De lage gevels geven ook minder turbulentie, op een vliegveld moet je altijd en bij iedere bebouwing rekening houden met de wind en ongewenste luchtwervelingen. Het vrachtgebouw, ten oosten van de Kaagbaan, is een goed voorbeeld hoe het moet.
Ook zal er rekening worden gehouden met toekomstige uitbreidingen, stukken gevels kunnen makkelijk worden verwijderd en elders weer worden hergebruikt. Het toegepaste glas kan elektriciteit opwekken, deze nieuwe techniek kan ook hier worden toegepast.
Zo zijn er nog meer ideeën te verzinnen. Ik ben vreselijk benieuwd naar het ontwerp wat de gunning gewonnen heeft, maar ook en vooral naar die ontwerpen die werden afgewezen. Hoe ingenieus waren die ontwerpen? Wat was de motivatie om deze ontwerpen af te wijzen? Wie zijn zij die de ontwerpen beoordelen?
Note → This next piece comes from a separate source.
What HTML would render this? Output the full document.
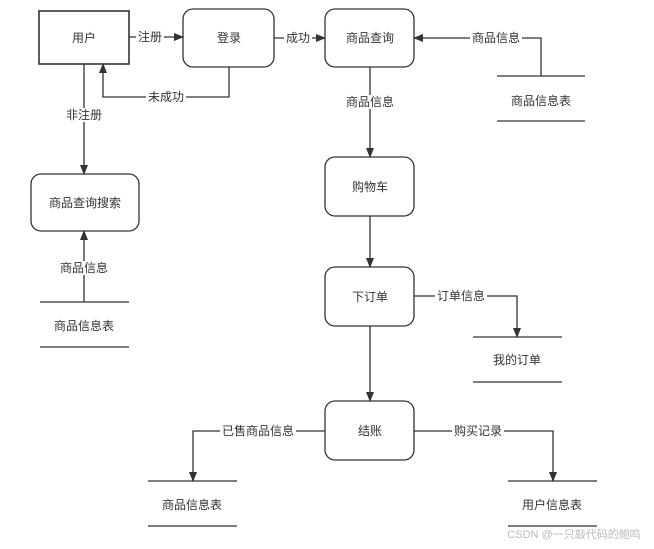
<!DOCTYPE html>
<html><head><meta charset="utf-8"><style>
body{margin:0;background:#fff}
svg{display:block}
text{font-family:"Liberation Sans","Noto Sans CJK SC",sans-serif;font-size:12px;fill:#333;text-anchor:middle;dominant-baseline:central}
.bg{fill:#fff;stroke:none}
</style></head><body>
<svg width="654" height="549" viewBox="0 0 654 549">
<defs><marker id="a" markerWidth="10" markerHeight="10" refX="9" refY="5" orient="auto" markerUnits="userSpaceOnUse"><path d="M0,1 L10,5 L0,9 Z" fill="#333"/></marker></defs>
<g fill="none" stroke="#333" stroke-width="1.3">
<rect x="39" y="11" width="90" height="53" stroke-width="1.6"/>
<rect x="183" y="9" width="91" height="58" rx="10"/>
<rect x="325" y="9" width="89" height="58" rx="10"/>
<rect x="325" y="157" width="89" height="59" rx="10"/>
<rect x="325" y="267" width="89" height="59" rx="10"/>
<rect x="325" y="401" width="89" height="59" rx="10"/>
<rect x="31" y="174" width="108" height="57" rx="10"/>
<path d="M497 76H585M497 121H585M40 302H129M40 347H129M473 337H562M473 382H562M148 481H237M148 526H237M508 481H597M508 526H597"/>
<path d="M129 37H183" marker-end="url(#a)"/>
<path d="M274 38H325" marker-end="url(#a)"/>
<path d="M229 67V97H103V64" marker-end="url(#a)"/>
<path d="M84 64V174" marker-end="url(#a)"/>
<path d="M84 302V231" marker-end="url(#a)"/>
<path d="M541 76V38H414" marker-end="url(#a)"/>
<path d="M370 67V157" marker-end="url(#a)"/>
<path d="M370 216V267" marker-end="url(#a)"/>
<path d="M414 296H517V337" marker-end="url(#a)"/>
<path d="M370 326V401" marker-end="url(#a)"/>
<path d="M325 431H193V481" marker-end="url(#a)"/>
<path d="M414 431H553V481" marker-end="url(#a)"/>
</g>
<rect class="bg" x="136" y="30" width="28" height="14"/><text x="150" y="37">注册</text>
<rect class="bg" x="284" y="31" width="28" height="14"/><text x="298" y="38">成功</text>
<rect class="bg" x="146" y="90" width="40" height="14"/><text x="166" y="97">未成功</text>
<rect class="bg" x="64" y="108" width="40" height="14"/><text x="84" y="115">非注册</text>
<rect class="bg" x="58" y="261" width="52" height="14"/><text x="84" y="268">商品信息</text>
<rect class="bg" x="470" y="31" width="52" height="14"/><text x="496" y="38">商品信息</text>
<rect class="bg" x="343" y="95" width="54" height="14"/><text x="370" y="102">商品信息</text>
<rect class="bg" x="435" y="289" width="52" height="14"/><text x="461" y="296">订单信息</text>
<rect class="bg" x="220" y="424" width="76" height="14"/><text x="258" y="431">已售商品信息</text>
<rect class="bg" x="452" y="424" width="52" height="14"/><text x="478" y="431">购买记录</text>
<text x="84" y="38">用户</text>
<text x="229" y="38">登录</text>
<text x="370" y="38">商品查询</text>
<text x="370" y="187">购物车</text>
<text x="370" y="297">下订单</text>
<text x="370" y="431">结账</text>
<text x="85" y="203">商品查询搜索</text>
<text x="541" y="101">商品信息表</text>
<text x="84" y="326">商品信息表</text>
<text x="517" y="360">我的订单</text>
<text x="192" y="505">商品信息表</text>
<text x="552" y="505">用户信息表</text>
<text x="574" y="535" style="font-size:11px;fill:#bbb">CSDN @一只敲代码的鲍鸣</text>
</svg>
</body></html>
Het vliegveld van Bergerac in Frankrijk heeft een groot parkeerterrein geheel overdekt met zonnepanelen. Het levert genoeg stroom voor het gehele gebouw en, niet onbelangrijk, de geparkeerde auto’s staan in de schaduw. Niet meer na de vlucht in een bloedhete auto te moeten stappen. Dit lijkt me ook een goed idee voor Schiphol en niet alleen voor de enorme parkeerterreinen. Schiphol is qua oppervlakte immens groot. Op allerlei plaatsen zijn zonnepanelen te plaatsen. De warmte van de startbanen is ook te gebruiken. Warmte uit de zomer periode opslaan voor het ijsvrij houden in de winter, allemaal technisch mogelijk.
Maar de meeste energie kan je besparen door die startbanen te gebruiken die het dichts bij de gate liggen. Of die startbanen die het vliegtuig al direct op de route richting zetten. De Polderbaan is niet alleen heel lang taxiën, maar ook na de start zeven minuten omvliegen voor al de zuidelijke bestemmingen.
Een vliegveld blijft de architecten uitdagen.